On the vain search for mysteries in numbers and names, more than enough has been said above in Part 2, and the relevant authors have been identified—even among Roman Catholics, including Hermannus Hugo in the place cited, and Delrio, Disquisitiones Magicae, Book 1, Disquisition 4, Sections 94 and 3, who is sharply critical of those who over-Kabbalize or Platonize. Yet, he spares the names of many. He ought to have added Abbot Trithemius, Archangelus of Burgonovo, and the other Kabbalah supporters I have mentioned above.
We furthermore add Bongus on the mysteries of numbers, Serrarius on Joshua 3, question [x]; Cornelius a Lapide in his commentary on Deuteronomy 5:12 and Leviticus 25, p. 747; Christoph Besold in part 2 of his Philosophico-Theological Axioms, p. 320, where he asserts that mystical meanings can be drawn out through the Kabbalah.
As for the arguments by which the vanity of the Kabbalah is proven, there is no need to labor greatly, since it has already been shown that no solid conclusion can be drawn from letters to names, from names to things, from some similarity of names to a similarity of things, or from a real likeness of things to their identity. Furthermore, numbers, words, figures, and characters have no real efficacy.
Add to this the fact that anything whatsoever can be derived from anything and about anything by this lazy art — whether by notarikon (and its various methods, such as Athbash and Albam), or by temurah (i.e., anagramming), or by gematria. Those with abundant leisure can try this on hundreds of words and impose it on the Jews.
Christian Kabbalists, for example, who attempt to prove something against the Jews from the name "Jesus" or "Nazarene" or "Son of Mary," etc., will easily be refuted by the same art. For example, from that name (יֵשׁוּ), through notarikon, they [the Jews] extract:
"וזכרו שמו ימח" — that is, "Let his name and memory be erased."
And from the same name, the letters of which sum to 316 (Yod = 10, Shin = 300, Vav = 6), they extract through gematria:
"נכר אלהי" — that is, "Foreign gods," where the same number 316 appears (Aleph = 1, Lamed = 30, He = 5, Yod = 10, Nun = 50, Kaph = 20, Resh = 200).
We have pointed out another gematria fabricated from the name of Rabbi Judah de Modena in our treatise On Judaism, part 2, §14.
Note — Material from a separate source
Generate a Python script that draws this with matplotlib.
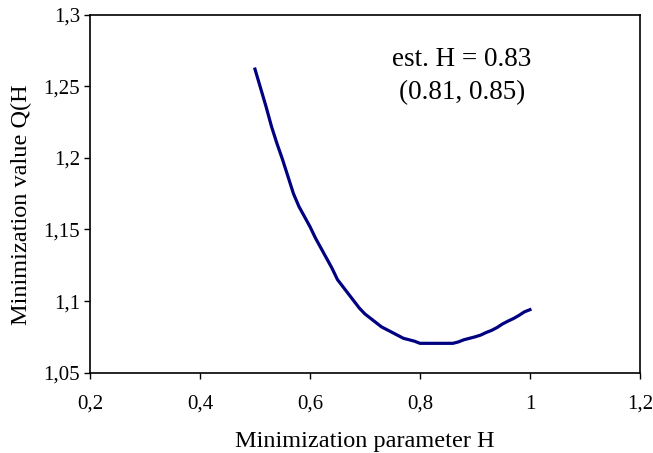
import numpy as np
import matplotlib
matplotlib.use("Agg")
import matplotlib.pyplot as plt

# Minimization curve Q(H)
H = [0.50, 0.51, 0.52, 0.53, 0.54, 0.55, 0.56, 0.57, 0.58, 0.59,
     0.60, 0.61, 0.62, 0.63, 0.64, 0.65, 0.66, 0.67, 0.68, 0.69,
     0.70, 0.71, 0.72, 0.73, 0.74, 0.75, 0.76, 0.77, 0.78, 0.79,
     0.80, 0.81, 0.82, 0.83, 0.84, 0.85, 0.86, 0.87, 0.88, 0.89,
     0.90, 0.91, 0.92, 0.93, 0.94, 0.95, 0.96, 0.97, 0.98, 0.99, 1.00]
Q = [1.262, 1.249, 1.236, 1.222, 1.210, 1.199, 1.187, 1.175, 1.166, 1.159,
     1.152, 1.144, 1.137, 1.130, 1.123, 1.115, 1.110, 1.105, 1.100, 1.095,
     1.091, 1.088, 1.085, 1.082, 1.080, 1.078, 1.076, 1.074, 1.073, 1.072,
     1.0705, 1.0705, 1.0705, 1.0705, 1.0705, 1.0705, 1.0705, 1.0715, 1.0730, 1.0740,
     1.0750, 1.0762, 1.0780, 1.0795, 1.0815, 1.0840, 1.0860, 1.0878, 1.0900, 1.0925, 1.0940]

xticks = [0.2, 0.4, 0.6, 0.8, 1.0, 1.2]
xlabels = ['0,2', '0,4', '0,6', '0,8', '1', '1,2']
yticks = [1.05, 1.1, 1.15, 1.2, 1.25, 1.3]
ylabels = ['1,05', '1,1', '1,15', '1,2', '1,25', '1,3']

plt.rcParams['font.family'] = ['Liberation Serif', 'DejaVu Serif']

fig = plt.figure(figsize=(6.53, 4.53), dpi=100)
ax = fig.add_axes([0.1378, 0.1773, 0.8422, 0.7903])

ax.plot(H, Q, color='#000080', lw=2.3)

ax.set_xlim(0.2, 1.2)
ax.set_ylim(1.05, 1.3)
ax.set_xticks(xticks)
ax.set_xticklabels(xlabels)
ax.set_yticks(yticks)
ax.set_yticklabels(ylabels)
ax.tick_params(axis='both', direction='out', length=4, width=1, labelsize=15)
ax.tick_params(axis='x', pad=12)
ax.tick_params(axis='y', pad=3)
for s in ax.spines.values():
    s.set_linewidth(1.2)

ax.set_xlabel('Minimization parameter H', fontsize=17.5, labelpad=12)
ax.set_ylabel('Minimization value Q(H', fontsize=17.5)
ax.yaxis.set_label_coords(-0.105, 0.47)

ax.text(0.876, 1.257, 'est. H = 0.83\n(0.81, 0.85)', ha='center', va='center',
        fontsize=19.5, linespacing=1.45)

plt.savefig("out.png")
It therefore follows that no study of Kabbalah should be pursued except a historical one — just as we strive to know the fables of the Muslims, Pagans, Jews, and heretics. And it has no proper use in establishing the Christian faith (despite the hyperbolic claims of Pico della Mirandola, Reuchlin, and the like), except in ad hominem refutations or counterarguments — as the ancient Fathers used the mythologies and corrupt doctrines of the Gentiles to defend our faith against them.
Nor does it help this art at all that the verses of Psalm 119 begin in octets with the successive letters of the Hebrew alphabet, for that is a purely mnemonic, not mystical, artifice.
Nor do the examples from Daniel 5 (Mene, Mene) and Revelation 13:18 about the number of the Antichrist prove anything; for just because the Spirit hides and reveals a mystery somewhere does not mean this should be imitated at will by all, since not all have received the key from Him to lock and unlock at will.
Let them therefore consider that this saying of Luke 9 applies to them: "You do not know of what spirit you are."